Within a few weeks of my apprenticeship with Bill, I knew that guitar making was my calling. Being an extremely busy repair and restoration shop I saw huge value in the variety of instruments and players I was getting exposed to. I also found my hunger to learn to build was growing.

In January of 2019, I enrolled in the one-year Masters Program for Guitar Building and Repair at Summit School on Vancouver Island. I studied under Norwegian luthier, Sigmund Johannessen and my focus in the program was to build Gypsy jazz guitars using traditional construction methods as well as arch-top guitars. The program was a fully-immersive ‘deep-dive’ into guitar building and hands-on work.

It was the best year of my life.



Dust officially flew at Whitney Guitars & The Whitney School of Guitar Building on January 2020.

I now continue to build a reputation as a prominent Canadian luthier specializing in Gypsy Jazz guitars in the Selmer-Maccaferri style, ukuleles, citterns and other fine stringed instruments.

Additionally, I enjoy teaching others the art of guitar making and offer a limited number of guitar building courses during four months of a given calendar year here in the Okanagan, BC Canada.
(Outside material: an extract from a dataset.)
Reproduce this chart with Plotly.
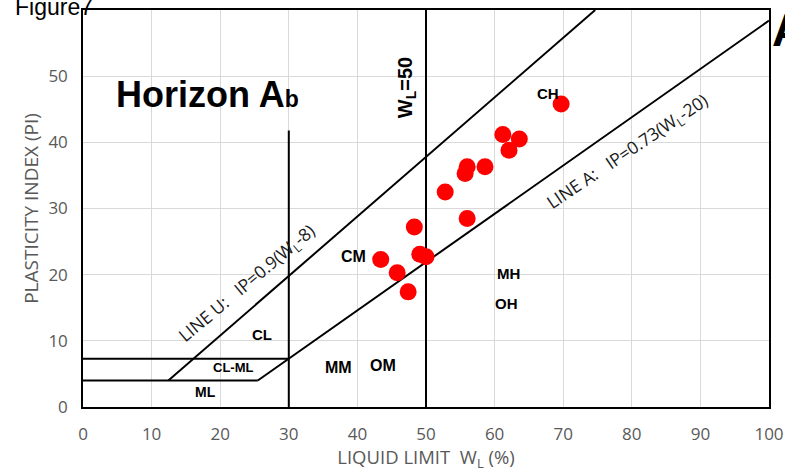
import plotly.graph_objects as go

# Liquid limit (%) and plasticity index of the samples
wl = [69.7, 61.2, 63.6, 62.1, 56.0, 55.7, 58.6, 52.8, 56.0, 48.3, 49.1, 50.0, 43.4, 45.8, 47.4]
pi = [45.8, 41.2, 40.5, 38.8, 36.3, 35.3, 36.3, 32.5, 28.5, 27.2, 23.1, 22.7, 22.3, 20.3, 17.4]

x_ticks = [0, 10, 20, 30, 40, 50, 60, 70, 80, 90, 100]
y_ticks = [0, 10, 20, 30, 40, 50, 60]

# Chart boundary definitions
U_SLOPE, U_OFFSET = 0.9, 8      # Line U: IP = 0.9 (WL - 8)
A_SLOPE, A_OFFSET = 0.73, 20    # Line A: IP = 0.73 (WL - 20)
PI_LOW = 4                      # lower limit of the CL-ML band
PI_MAX = 60
WL_LOW_SPLIT, WL_HIGH_SPLIT = 30, 50
PI_SPLIT30_TOP = 41.8

# Plot area geometry in pixels (used to place page-level labels)
W, H = 785, 472
ML_, MR_, MT_, MB_ = 83, 16, 10, 65
PW, PH = W - ML_ - MR_, H - MT_ - MB_

fig = go.Figure()

line_style = dict(color="black", width=2)

def add_line(xs, ys):
    fig.add_trace(go.Scatter(x=xs, y=ys, mode="lines", line=line_style,
                             hoverinfo="skip", showlegend=False))

# Line U, from the lower band up to the top of the chart
u_x0 = PI_LOW / U_SLOPE + U_OFFSET
u_x1 = PI_MAX / U_SLOPE + U_OFFSET
add_line([u_x0, u_x1], [PI_LOW, PI_MAX])

# Line A, from the lower band to WL = 100
a_x0 = PI_LOW / A_SLOPE + A_OFFSET
add_line([a_x0, 100], [PI_LOW, A_SLOPE * (100 - A_OFFSET)])

# Horizontal CL-ML band limits
pi_high = A_SLOPE * (WL_LOW_SPLIT - A_OFFSET)
add_line([0, a_x0], [PI_LOW, PI_LOW])
add_line([0, WL_LOW_SPLIT], [pi_high, pi_high])

# Vertical divisions
add_line([WL_LOW_SPLIT, WL_LOW_SPLIT], [0, PI_SPLIT30_TOP])
add_line([WL_HIGH_SPLIT, WL_HIGH_SPLIT], [0, PI_MAX])

# Samples
fig.add_trace(go.Scatter(x=wl, y=pi, mode="markers",
                         marker=dict(color="#ff0000", size=17, line=dict(width=0)),
                         showlegend=False))

bold = dict(family="Liberation Sans", color="black")
thin = dict(family="Open Sans", color="#1a1a1a")

def label(x, y, text, size=15, angle=0, fam=None, weight="bold"):
    f = dict(bold if fam is None else fam)
    f["size"] = size
    if weight == "bold":
        text = "<b>" + text + "</b>"
    fig.add_annotation(x=x, y=y, xref="x", yref="y", text=text, showarrow=False,
                       textangle=angle, font=f, xanchor="center", yanchor="middle")

label(18.1, 47.2, "Horizon A<span style='font-size:23px'>b</span>", size=36)
label(47.1, 48.2, "W<sub>L</sub>=50", size=20, angle=-90)
label(67.8, 47.4, "CH", size=15)
label(39.5, 22.7, "CM", size=16)
label(62.0, 20.2, "MH", size=15)
label(61.7, 15.6, "OH", size=15)
label(26.1, 11.0, "CL", size=15)
label(21.9, 5.9, "CL-ML", size=13)
label(37.3, 6.0, "MM", size=16)
label(43.7, 6.3, "OM", size=16)
label(17.8, 2.3, "ML", size=14)

label(24.0, 18.6, "LINE U:&nbsp;&nbsp; IP=0.9(W<sub>L</sub>-8)", size=17.5, angle=-40,
      fam=thin, weight="normal")
label(79.3, 38.5, "LINE A:&nbsp;&nbsp; IP=0.73(W<sub>L</sub>-20)", size=17.5, angle=-34,
      fam=thin, weight="normal")

# Page furniture: figure caption and panel letter
fig.add_annotation(x=(13 - ML_) / PW, y=(H - MB_ - 7) / PH, xref="paper", yref="paper",
                   text="Figure7", showarrow=False, xanchor="left", yanchor="middle",
                   font=dict(family="Liberation Sans", size=23, color="black"))
fig.add_annotation(x=(788 - ML_) / PW, y=(H - MB_ - 30) / PH, xref="paper", yref="paper",
                   text="<b>A</b>", showarrow=False, xanchor="center", yanchor="middle",
                   font=dict(family="Liberation Sans", size=46, color="black"))

tick_font = dict(family="Open Sans", size=17, color="#595959")

fig.update_layout(
    width=W, height=H,
    margin=dict(l=ML_, r=MR_, t=MT_, b=MB_),
    plot_bgcolor="white", paper_bgcolor="white",
    xaxis=dict(range=[0, 100], tickvals=x_ticks, showgrid=True, gridcolor="#d9d9d9",
               gridwidth=1, zeroline=False, showline=True, linecolor="black",
               linewidth=1.5, mirror=True, ticks="", tickfont=tick_font,
               ticklabelstandoff=11, automargin=False,
               title=dict(text="LIQUID LIMIT&nbsp; W<sub>L</sub> (%)", standoff=8,
                          font=dict(family="Open Sans", size=18.5, color="#595959"))),
    yaxis=dict(range=[0, 60], tickvals=y_ticks, showgrid=True, gridcolor="#d9d9d9",
               gridwidth=1, zeroline=False, showline=True, linecolor="black",
               linewidth=1.5, mirror=True, ticks="", tickfont=tick_font,
               ticklabelstandoff=10, automargin=False,
               title=dict(text="PLASTICITY INDEX (PI)", standoff=5,
                          font=dict(family="Open Sans", size=19, color="#595959"))),
)

fig.write_html("out.html")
‘Guitar Building for Vets’ is an initiative I’ve created to align with military veterans suffering with PTSD or MDD (major depressive disorder). Being a veteran myself, I can speak first-hand to the far-reaching effects that depression can have, both on oneself and on the important people in that person’s life.

Often, having a creative outlet in a neutral environment can help a person to regain focus, clarity of purpose and can serve to help quiet the mind from over-thinking and rumination as one applies and immerses oneself into a project such as guitar building.
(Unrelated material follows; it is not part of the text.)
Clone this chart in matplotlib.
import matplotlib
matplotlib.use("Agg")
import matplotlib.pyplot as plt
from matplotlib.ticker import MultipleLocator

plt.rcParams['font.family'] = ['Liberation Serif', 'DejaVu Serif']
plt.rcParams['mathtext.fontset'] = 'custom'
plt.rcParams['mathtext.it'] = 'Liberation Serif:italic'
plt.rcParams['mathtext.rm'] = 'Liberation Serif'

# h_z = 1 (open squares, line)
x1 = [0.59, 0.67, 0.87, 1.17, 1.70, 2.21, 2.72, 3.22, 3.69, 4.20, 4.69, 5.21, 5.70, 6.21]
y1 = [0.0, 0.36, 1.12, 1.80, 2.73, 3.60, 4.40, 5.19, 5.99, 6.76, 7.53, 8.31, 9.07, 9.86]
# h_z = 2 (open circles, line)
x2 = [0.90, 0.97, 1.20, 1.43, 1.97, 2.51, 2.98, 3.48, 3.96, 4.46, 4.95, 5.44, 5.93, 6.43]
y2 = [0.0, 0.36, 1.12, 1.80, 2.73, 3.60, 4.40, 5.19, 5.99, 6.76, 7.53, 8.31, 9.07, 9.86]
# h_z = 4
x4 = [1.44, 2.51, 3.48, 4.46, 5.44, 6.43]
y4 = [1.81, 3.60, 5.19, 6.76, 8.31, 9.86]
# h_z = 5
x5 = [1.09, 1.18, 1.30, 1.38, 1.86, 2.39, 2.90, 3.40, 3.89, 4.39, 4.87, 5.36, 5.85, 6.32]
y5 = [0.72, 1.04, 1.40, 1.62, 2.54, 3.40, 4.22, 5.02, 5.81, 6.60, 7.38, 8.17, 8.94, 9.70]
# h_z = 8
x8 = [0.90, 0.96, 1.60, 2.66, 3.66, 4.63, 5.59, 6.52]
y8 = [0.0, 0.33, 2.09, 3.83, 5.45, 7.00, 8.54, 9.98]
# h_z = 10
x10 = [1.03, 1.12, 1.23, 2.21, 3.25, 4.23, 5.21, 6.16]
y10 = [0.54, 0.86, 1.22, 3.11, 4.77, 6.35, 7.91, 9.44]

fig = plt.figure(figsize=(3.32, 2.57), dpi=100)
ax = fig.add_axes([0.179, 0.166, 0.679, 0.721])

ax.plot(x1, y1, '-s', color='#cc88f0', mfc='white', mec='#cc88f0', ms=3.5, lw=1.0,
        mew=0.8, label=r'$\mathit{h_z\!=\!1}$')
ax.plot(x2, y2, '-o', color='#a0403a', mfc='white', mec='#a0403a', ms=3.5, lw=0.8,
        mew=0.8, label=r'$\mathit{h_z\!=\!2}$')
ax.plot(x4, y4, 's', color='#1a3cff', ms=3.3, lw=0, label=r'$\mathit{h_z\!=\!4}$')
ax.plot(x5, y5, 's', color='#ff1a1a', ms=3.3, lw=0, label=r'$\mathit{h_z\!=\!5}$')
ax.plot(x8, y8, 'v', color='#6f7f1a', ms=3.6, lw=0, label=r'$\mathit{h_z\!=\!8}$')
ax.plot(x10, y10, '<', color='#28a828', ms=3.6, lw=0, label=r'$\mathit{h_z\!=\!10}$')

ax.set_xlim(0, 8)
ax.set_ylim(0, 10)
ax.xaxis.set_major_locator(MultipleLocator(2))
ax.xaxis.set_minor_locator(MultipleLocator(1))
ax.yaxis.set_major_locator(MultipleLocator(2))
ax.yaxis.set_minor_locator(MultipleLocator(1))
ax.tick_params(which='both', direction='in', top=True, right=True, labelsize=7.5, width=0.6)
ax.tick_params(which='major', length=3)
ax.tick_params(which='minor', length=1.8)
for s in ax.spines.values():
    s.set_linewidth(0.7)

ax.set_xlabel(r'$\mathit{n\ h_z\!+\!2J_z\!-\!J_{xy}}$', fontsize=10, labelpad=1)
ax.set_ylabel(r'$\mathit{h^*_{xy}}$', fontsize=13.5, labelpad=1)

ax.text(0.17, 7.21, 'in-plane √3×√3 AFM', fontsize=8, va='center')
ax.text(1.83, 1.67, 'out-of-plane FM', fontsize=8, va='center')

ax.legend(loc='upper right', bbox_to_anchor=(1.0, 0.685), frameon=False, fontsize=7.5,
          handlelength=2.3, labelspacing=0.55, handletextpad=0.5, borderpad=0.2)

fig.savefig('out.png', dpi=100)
The course benefits are two-fold; first, the veteran or first-responder gets to learn the art of guitar building; and second, the veteran gets to help improve the wellbeing of a fellow-veteran by offering the gift of music by way of a guitar that they’ve created.

Learn More

This is the story of how Whitney Guitars began as well as a glimpse into our goals moving forward. I endeavour to consistently produce premium Gypsy Jazz and arch-top guitars that are as stunning to play as they are to hold.

Paralleling this dream is my passion to teach others how to build guitars by way of the ‘Whitney School of Guitar Building’.